In defence of inequality
Looking beyond Joyce and Morton’s hyberbole, what’s evident is what the debate is not about.
It entirely avoids the problem of the broadening gap between the rich and poor.
Whatever Joyce’s social justice instincts on other issues, he is clearly not the person to talk about inequality. But it’s not just that he’s silent on this issue. Instead of retreating to his counting house, he came out swinging in defence of his earning almost 300 times the average Aussie income.
“My salary was determined by our shareholders,” he said. “That’s because our market capital went from just over $2 billion to $10 billion. And our shareholders did exceptionally well out of it”.
So much for the quiet Australians
Morton said he had “an old-fashioned view” that businesses should “maximise return to their shareholders”.
The case of Alan Joyce shows profit maximisation is not at all incompatible with corporate activism. Nor is support for a limited range of progressive social causes incompatible with defending the inequality epitomised by super-size executive salaries.
Morton described himself as standing up for the “quiet Australians”. So it might be considered an irony that his complaints about CEOs pandering to a left elite helped distract attention from the issue of inequality.
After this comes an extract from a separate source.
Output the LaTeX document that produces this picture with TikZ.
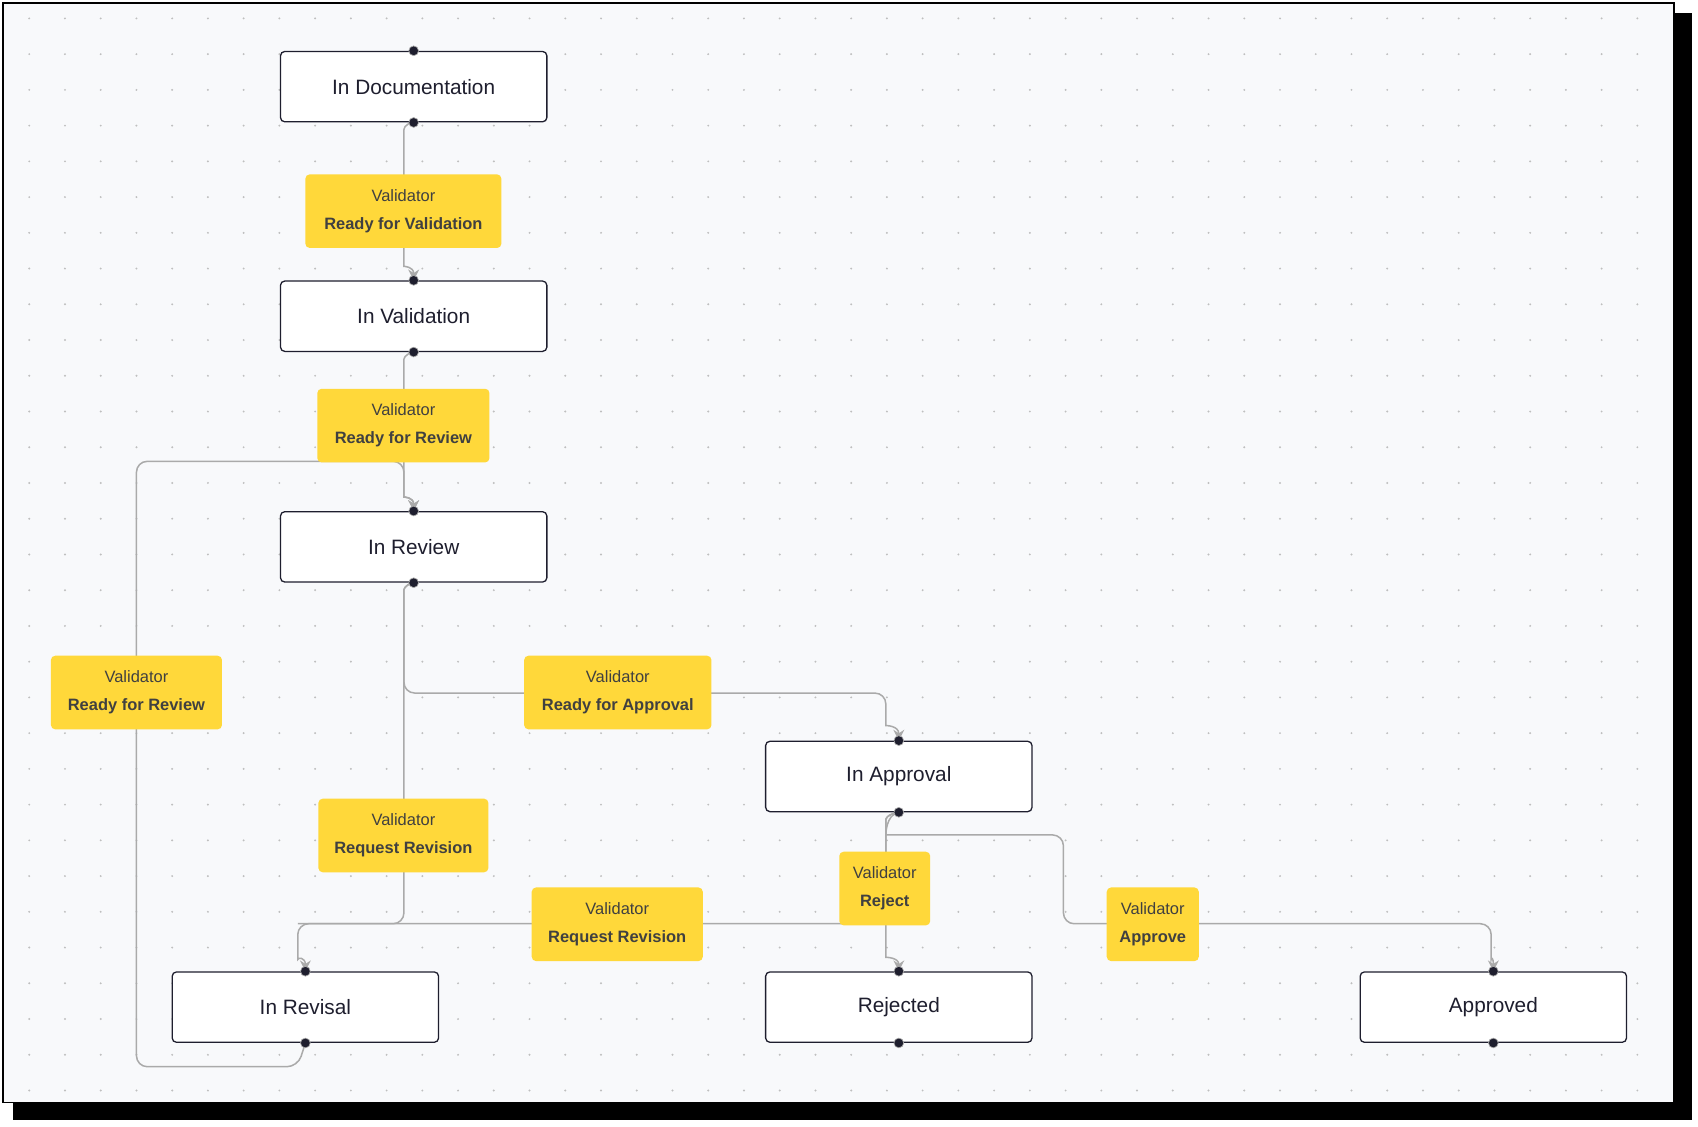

Joyce meanwhile insisted he would continue to do what is “morally right” for society.
But declaring unelected corporate executives have a responsibility to use their privileged position in the economic pecking order to push business-friendly political causes is, at best, controversial. At worst, his belief he has the right as a chief executive to represent people who haven’t chosen his as a political representative is downright anti-democratic.
All this quibbling narrows the political and economic agenda to a sterile debate between “good ethics is good business” activism and good old-fashioned capitalism.
Whichever one you pick, the fair distribution of economic prosperity among working Australians has been left off the democratic table. Such are the limits of CEO activism.